Are Bobby and Gina (almost typed "angina" there, which seems somehow appropriate) doing a do-si-do or something? She's on his left in the first panel and on his right in the second.

Maybe she was blown around by the force of Mary's saintly emanations.

Bobby's probably cross-eyed from emanation radiation poisoning.

--Beagle Vet

Amanda Kate said...

All hail Mary, patron saint of meddling. Seriously, what did she do except suggest looking the guy up on Facebook, which any idiot could have thought of?

meg said...

Mary leaves Lloyd Neck to continue her Emanation Tour.
Cabbie picks her up. Recognizes her. Refuses to accept payment. "It's an honor to transport you, ma'am."

Mary checks into the W Hotel. Gets an extra-small room with an airshaft view. But the room is comped for Her Worthiness.

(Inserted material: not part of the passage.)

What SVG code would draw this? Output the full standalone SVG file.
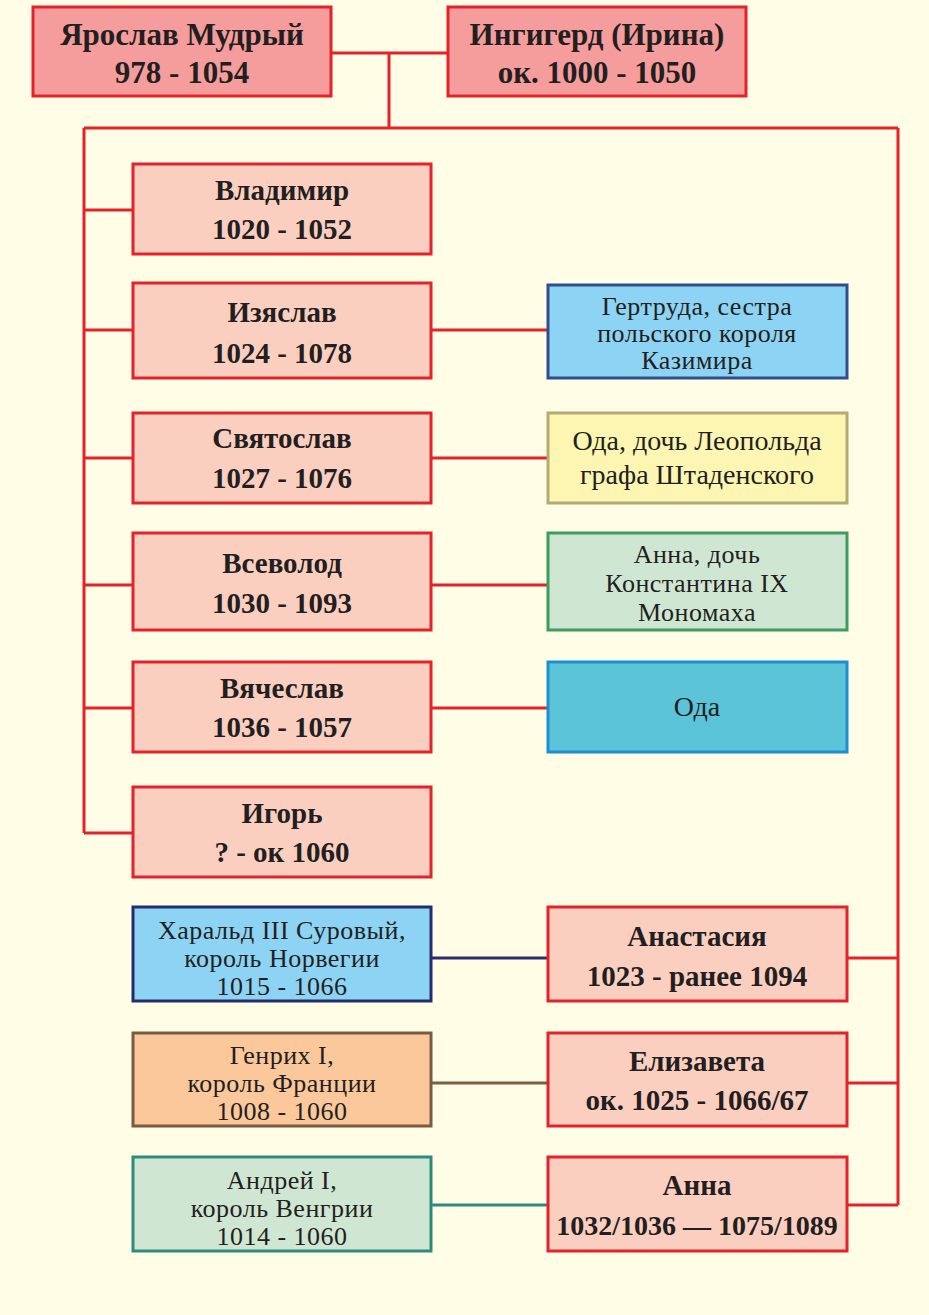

Mary goes to a game at Yankee Stadium, given a box seat behind home plate. Her face appears on the Jumbotron. The crowd does its traditional rhythmic clap and chant:
"Mary Woooorth, clap clap clap, clap clap clap" over and over.

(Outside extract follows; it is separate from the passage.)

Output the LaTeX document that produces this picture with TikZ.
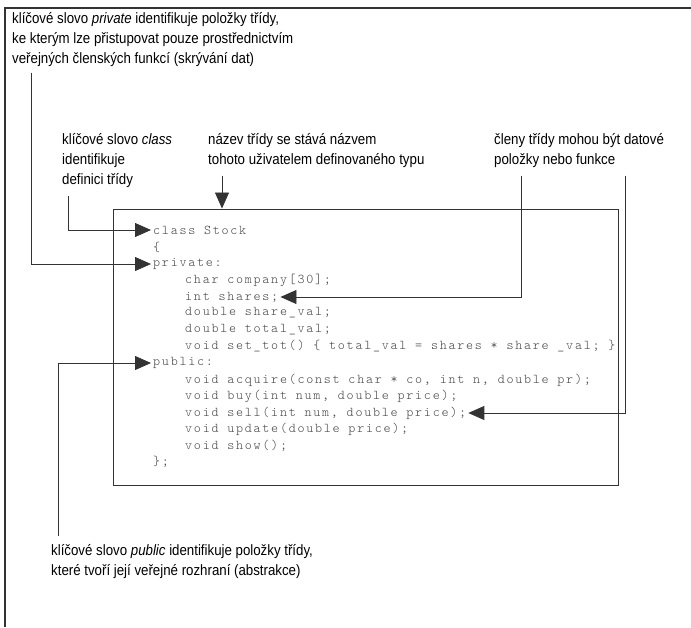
\documentclass[tikz,border=0pt]{standalone}
\usepackage{fontspec}
\setmainfont{Liberation Sans}[FakeStretch=0.885]
\newfontfamily\codefont{lmmonolt10-regular.otf}[LetterSpace=13]
\usetikzlibrary{arrows.meta,positioning}

\definecolor{inkgray}{HTML}{333333}
\definecolor{codegray}{HTML}{444444}

\tikzset{
  note/.style={anchor=north west,align=left,inner sep=0pt,
    font=\fontsize{15}{20}\selectfont,text=black},
  code/.style={anchor=west,inner sep=2pt,
    font=\codefont\fontsize{13.4}{16}\selectfont,text=codegray},
  ptr/.style={draw=inkgray,line width=0.8pt,-{Triangle[length=16pt,width=14pt]}}
}

\begin{document}
\begin{tikzpicture}[x=1pt,y=-1pt]
\useasboundingbox (0,0) rectangle (691,627);

% Frame of the page
\draw[inkgray,line width=1.6pt] (691,8) -- (5,8) -- (5,627);

% Box round the class declaration
\node[draw=inkgray,line width=0.9pt,minimum width=505pt,minimum height=276pt,
  inner sep=0pt] (box) at (365.5,347) {};

% Declaration, one node per line
\def\lvlA{151}
\def\lvlB{183}
\node[code] (cls)     at (\lvlA,230) {class Stock};
\node[code] (lbrace)  at (\lvlA,247) {\{};
\node[code] (priv)    at (\lvlA,264) {private:};
\node[code] (company) at (\lvlB,280) {char company[30];};
\node[code] (shares)  at (\lvlB,297) {int shares;};
\node[code] (shval)   at (\lvlB,313) {double share\_val;};
\node[code] (totval)  at (\lvlB,330) {double total\_val;};
\node[code] (settot)  at (\lvlB,346) {void set\_tot() \{ total\_val = shares * share \_val; \}};
\node[code] (pub)     at (\lvlA,363) {public:};
\node[code] (acquire) at (\lvlB,380) {void acquire(const char * co, int n, double pr);};
\node[code] (buy)     at (\lvlB,396) {void buy(int num, double price);};
\node[code] (sell)    at (\lvlB,413) {void sell(int num, double price);};
\node[code] (update)  at (\lvlB,429) {void update(double price);};
\node[code] (show)    at (\lvlB,446) {void show();};
\node[code] (rbrace)  at (\lvlA,462) {\};};

% Notes
\node[note] (privnote) at (12,12) {klíčové slovo \textit{private} identifikuje položky třídy,\\
  ke kterým lze přistupovat pouze prostřednictvím\\
  veřejných členských funkcí (skrývání dat)};
\node[note] (clsnote) at (62,133) {klíčové slovo \textit{class}\\identifikuje\\definici třídy};
\node[note] (namenote) at (208,133) {název třídy se stává názvem\\
  tohoto uživatelem definovaného typu};
\node[note] (memnote) at (494,133) {členy třídy mohou být datové\\položky nebo funkce};
\node[note] (pubnote) at (51,544) {klíčové slovo \textit{public} identifikuje položky třídy,\\
  které tvoří její veřejné rozhraní (abstrakce)};

% Pointers
\coordinate (privfoot) at ([xshift=19pt,yshift=-6pt]privnote.south west);
\draw[ptr] (privfoot) |- (priv.west);
\coordinate (clsfoot) at ([xshift=6pt,yshift=-8pt]clsnote.south west);
\draw[ptr] (clsfoot) |- (cls.west);
\coordinate (namefoot) at ([xshift=14pt,yshift=-8pt]namenote.south west);
\draw[ptr] (namefoot) -- (namefoot |- box.north);
\coordinate (datafoot) at ([xshift=27pt,yshift=-8pt]memnote.south west);
\draw[ptr] (datafoot) |- (shares.east);
\coordinate (funcfoot) at ([xshift=131pt,yshift=-8pt]memnote.south west);
\draw[ptr] (funcfoot) |- (sell.east);
\coordinate (pubfoot) at ([xshift=7pt,yshift=8pt]pubnote.north west);
\draw[ptr] (pubfoot) |- (pub.west);

\end{tikzpicture}
\end{document}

Mary gets a free hot dog at Nathans.

Mary decides to visit her very dear friend who lost a son on 9/11. (Mary kindly called and left a smug message on the friend's answering machine on the 10th anniversary.)
Mary rings the buzzer.
"Who is it?"
"It's Mary Worth, dear."
(in a garbled accent): "Mary Worth no here."
"No, Agnes, it is I, Mary Worth."
silence. Buzzzz.
"Mary, go away, you thoughtless and conceited old biddy."

Mary walks sadly away, thinking "Poor Agnes, she's still too grief-stricken to listen to my advice."

That evening, Mary goes to see "Spider-Man: Turn Off the Dark" on Broadway, and is crushed by the flying Green Goblin.

The End

Vicki said...

I like the Barbie Doll lady that is between Gina's head the black-haired CLAP CLAP CLAP lady.

LouiseF said...

I'm trying to imagine what would make one add "CLAP, CLAP, CLAP" to the illustration of people obviously putting their hands together in celebration of huzzah-worthy Mary W. Maybe this indicates a new trend in the strip with audio "illustrations" to come. How about cricket noises when Mary gets back to Santa Royale or the sounds of gentle snoring as she regales friends with repeats of her exploits? What's next? Scratch and sniff??!!

Chester the Dog said...

Question: How can a really dense 21 year old girl and an 80-something old lady be considered old friends? Mary must have Metamucil older than Gina. And I doubt that Gina and Bobbys youthful friends want to get stuck at the same table as Mary "brings her own salmonn squares" Worth.

CLAP CLAP CLAP...

My WV: "nitypeas murot" The vegetables and wine the caterer is serving at the wedding dinner.

Peggy Olson said...

If only one hand CLAP, CLAP, CLAPS, would Mary Worth hear it?

Anonymous said...

Please God, please don't let anyone give Mary a microphone for her to give a speech. Please, please, no.

Anonymous said...

WOO-HOO MARY!!!!

Sandi Ego said...

Either Giella forgot to color in the background behind Gina or Gina had to get married, if you get my drift. Girl is looking wide there.